Di più: nella fase più recente, gli organi della governance europea si sono sempre più orientati verso la chiusura delle frontiere, la negazione dei diritti e la criminalizzazione delle ondate migratorie, che si pretenderebbe di fermare attraverso la “esternalizzazione” in luoghi di reclusione in paesi dominati da regimi dittatoriali e negatori dei più elementari diritti umani. A ciò si aggiungono le omissioni e le collusioni rispetto agli atti di genocidio messi in atto dal governo israeliano a Gaza e alla negazione dello stesso diritto di esistere del popolo palestinese. Le previsioni in vista delle prossime elezioni europee non autorizzano alcun ottimismo in un profondo cambiamento nelle istituzioni comunitarie.

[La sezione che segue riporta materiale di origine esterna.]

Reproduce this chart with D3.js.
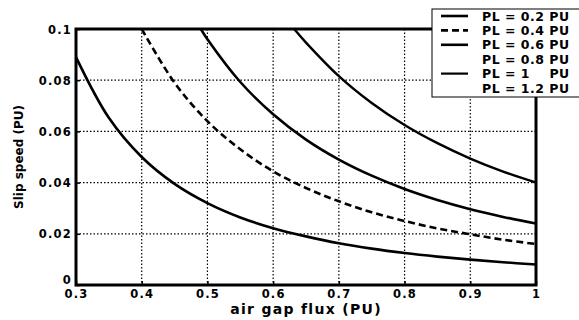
<!DOCTYPE html>
<html>
<head>
<meta charset="utf-8">
<script src="https://cdn.jsdelivr.net/npm/d3@7"></script>
<style>
  body { margin: 0; background: #fff; }
  text { font-family: "DejaVu Sans", "Liberation Sans", Arial, sans-serif; font-weight: bold; fill: #000; }
</style>
</head>
<body>
<div class="chart"></div>
<script>
var margin = { top: 29, right: 43, bottom: 35, left: 76 },
  width = 579 - margin.left - margin.right,
  height = 320 - margin.top - margin.bottom

// values
var flux02 = [0.3, 0.35, 0.4, 0.45, 0.5, 0.55, 0.6, 0.65, 0.7, 0.75, 0.8, 0.85, 0.9, 0.95, 1]
var slip02 = [0.089, 0.0653, 0.05, 0.0395, 0.032, 0.0264, 0.0222, 0.019, 0.0163, 0.0142, 0.0125, 0.0111, 0.0099, 0.0089, 0.008]

var flux04 = [0.4, 0.45, 0.5, 0.55, 0.6, 0.65, 0.7, 0.75, 0.8, 0.85, 0.9, 0.95, 1]
var slip04 = [0.1, 0.079, 0.064, 0.053, 0.0444, 0.0379, 0.0327, 0.0284, 0.025, 0.0221, 0.0198, 0.0177, 0.016]

var flux06 = [0.49, 0.5, 0.55, 0.6, 0.65, 0.7, 0.75, 0.8, 0.85, 0.9, 0.95, 1]
var slip06 = [0.1, 0.096, 0.0793, 0.0667, 0.0568, 0.049, 0.0427, 0.0375, 0.0332, 0.0296, 0.0266, 0.024]

var flux10 = [0.632, 0.65, 0.7, 0.75, 0.8, 0.85, 0.9, 0.95, 1]
var slip10 = [0.1, 0.0947, 0.0816, 0.0711, 0.0625, 0.0554, 0.0494, 0.0443, 0.04]

var legendLabels = ["PL = 0.2 PU", "PL = 0.4 PU", "PL = 0.6 PU", "PL = 0.8 PU", "PL = 1    PU", "PL = 1.2 PU"]
var xTicks = [0.3, 0.4, 0.5, 0.6, 0.7, 0.8, 0.9, 1]
var yTicks = [0, 0.02, 0.04, 0.06, 0.08, 0.1]

var series = [
  { x: flux02, y: slip02, dash: null, w: 2.6 },
  { x: flux04, y: slip04, dash: "7,4", w: 2.6 },
  { x: flux06, y: slip06, dash: null, w: 2.6 },
  { x: flux10, y: slip10, dash: null, w: 2.4 }
]

var svg = d3.select(".chart")
  .append("svg")
  .attr("width", width + margin.left + margin.right)
  .attr("height", height + margin.top + margin.bottom)
  .append("g")
  .attr("transform", "translate(" + margin.left + "," + margin.top + ")");

var x = d3.scaleLinear().domain([0.3, 1]).range([0, width]);
var y = d3.scaleLinear().domain([0, 0.1]).range([height, 0]);

// dotted grid
svg.append("g").selectAll("line")
  .data(xTicks.slice(1, -1))
  .enter().append("line")
  .attr("x1", function(d) { return x(d); })
  .attr("x2", function(d) { return x(d); })
  .attr("y1", 0).attr("y2", height)
  .attr("stroke", "#000").attr("stroke-width", 1.2).attr("stroke-dasharray", "1.5,2");

svg.append("g").selectAll("line")
  .data(yTicks.slice(1, -1))
  .enter().append("line")
  .attr("x1", 0).attr("x2", width)
  .attr("y1", function(d) { return y(d); })
  .attr("y2", function(d) { return y(d); })
  .attr("stroke", "#000").attr("stroke-width", 1.2).attr("stroke-dasharray", "1.5,2");

svg.append("clipPath").attr("id", "plot-clip")
  .append("rect").attr("width", width).attr("height", height);

var line = d3.line()
  .x(function(d) { return x(d[0]); })
  .y(function(d) { return y(d[1]); })
  .curve(d3.curveCatmullRom);

svg.append("g").attr("clip-path", "url(#plot-clip)")
  .selectAll("path")
  .data(series)
  .enter().append("path")
  .attr("d", function(s) { return line(d3.zip(s.x, s.y)); })
  .attr("fill", "none")
  .attr("stroke", "#000")
  .attr("stroke-width", function(s) { return s.w; })
  .attr("stroke-dasharray", function(s) { return s.dash; });

// axes
var xAxis = svg.append("g")
  .attr("transform", "translate(0," + height + ")")
  .call(d3.axisBottom(x).tickValues(xTicks).tickSize(-4).tickPadding(0)
    .tickFormat(function(d) { return d === 1 ? "1" : d3.format(".1f")(d); }));
var yAxis = svg.append("g")
  .call(d3.axisLeft(y).tickValues(yTicks).tickSize(-4).tickPadding(4)
    .tickFormat(function(d) { return d === 0 ? "0" : String(+d.toFixed(2)); }));

[xAxis, yAxis].forEach(function(a) {
  a.select(".domain").remove();
  a.selectAll(".tick line").attr("stroke", "#000").attr("stroke-width", 1.5);
  a.selectAll("text")
    .style("font-size", "11.5px")
    .style("font-weight", "bold")
    .style("letter-spacing", "1.2px");
});
xAxis.selectAll("text").attr("y", 13).attr("dy", 0);
yAxis.selectAll("text").attr("dy", "0.36em");
// the "0" sits just above the first x label, as in the picture
yAxis.selectAll(".tick").filter(function(d) { return d === 0; }).select("text").attr("dy", "-0.15em");

// frame
svg.append("rect")
  .attr("width", width).attr("height", height)
  .attr("fill", "none").attr("stroke", "#000").attr("stroke-width", 3);

// axis labels
svg.append("text")
  .attr("x", width / 2).attr("y", height + 29)
  .attr("text-anchor", "middle")
  .style("font-size", "14px")
  .style("letter-spacing", "1.3px")
  .text("air gap flux (PU)");

svg.append("text")
  .attr("transform", "translate(-53," + (height / 2) + ") rotate(-90)")
  .attr("text-anchor", "middle")
  .style("font-size", "12px")
  .text("Slip speed (PU)");

// legend
var legend = d3.select("svg").append("g").attr("transform", "translate(432,9)");
legend.append("rect")
  .attr("width", 150).attr("height", 88)
  .attr("fill", "#fff").attr("stroke", "#000").attr("stroke-width", 1);

var legendStyle = [
  { dash: null, w: 2.6 },
  { dash: "7,4", w: 2.6 },
  { dash: null, w: 2.6 },
  null,
  { dash: null, w: 2.2 },
  null
];

var rows = legend.selectAll(".lg")
  .data(legendLabels)
  .enter().append("g")
  .attr("class", "lg")
  .attr("transform", function(d, i) { return "translate(0," + (7 + i * 14.4) + ")"; });

rows.filter(function(d, i) { return legendStyle[i]; })
  .append("line")
  .attr("x1", 9).attr("x2", 36).attr("y1", 0).attr("y2", 0)
  .attr("stroke", "#000")
  .attr("stroke-width", function(d) { return legendStyle[legendLabels.indexOf(d)].w; })
  .attr("stroke-dasharray", function(d) { return legendStyle[legendLabels.indexOf(d)].dash; });

rows.append("text")
  .attr("x", 50).attr("y", 0).attr("dy", "0.36em")
  .style("font-size", "12.5px")
  .style("letter-spacing", "0.5px")
  .style("white-space", "pre")
  .text(function(d) { return d; });
</script>
</body>
</html>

SE CI SPOSTIAMO in Italia, siamo ormai nel pieno di una emergenza democratica. Vi è al governo una coalizione di forze di destra non solo estranee, ma espressamente ostili alla Costituzione, in un intreccio di neoliberismo e autoritarismo, berlusconismo e pulsioni neofasciste. Non è qui il caso di un confronto filologico tra i caratteri storici del regime fascista e la subcultura del partito della Meloni, che peraltro rivendica le proprie radici identitarie nel Movimento sociale italiano. Si tratta della consapevolezza di quella discendenza storica e dell’appartenenza alla medesima famiglia politica, che oggi torna a diffondersi a livello europeo, sia pure nello scenario storicamente determinato del mondo contemporaneo. E’ importante comprendere che l’attuale governo è entrato in guerra contro i principi fondanti della Costituzione e i valori dell’antifascismo e della Resistenza: l’offensiva contro le conquiste del mondo del lavoro, il carattere universalistico della sanità e della scuola pubblica e lo stesso diritto di sciopero; la mano libera lasciata alle cosiddette “forze di mercato” e la rinuncia ad ogni funzione programmatoria da parte dello Stato; l’occupazione e il degrado dei mezzi di informazione, l’attacco al giornalismo libero e alle manifestazioni del dissenso; il razzismo, la xenofobia e lo spettro dell’invasione e della mescolanza razziale in chiave di rassicurazione degli strati più degradati della popolazione; la cancellazione di diritti fondamentali conquistati dai movimenti delle donne; l’attacco all’indipendenza della magistratura al fine di ricondurla al controllo dell’Esecutivo; lo svuotamento del Parlamento nei suoi poteri legislativi e di controllo e legittimazione dei governi; il venir meno della separazione dei poteri, che è alla base di ogni sistema democratico. La controriforma costituzionale in discussione alle Camere, che configura un Esecutivo preminente eletto sulla base di uno stravolgimento della rappresentanza, sterilizzando il ruolo del Parlamento e la funzione di garanzia dello stesso Presidente della Repubblica, è la chiave di questo percorso.

SCONFIGGERE QUESTO progetto di segno autoritario (insieme con quello in parte convergente, in parte improvvisato e distruttivo della stessa unità nazionale sull’autonomia differenziata) è il compito principale a cui siamo chiamati. La più ampia convergenza di tutte la forze antifasciste, l’impegno del mondo della cultura, la mobilitazione di tutti i movimenti e le associazioni della società civile saranno essenziali in una battaglia che non dovrà avere un respiro solo difensivo, ma anche tradursi in un’azione per una riforma intellettuale e morale del paese attraverso il rilancio e la piena attuazione dei principi costituzionali. La manifestazione del 25 aprile indetta da il manifesto a Milano, a cui aderisco con piena convinzione, può essere un importante passo in tale direzione.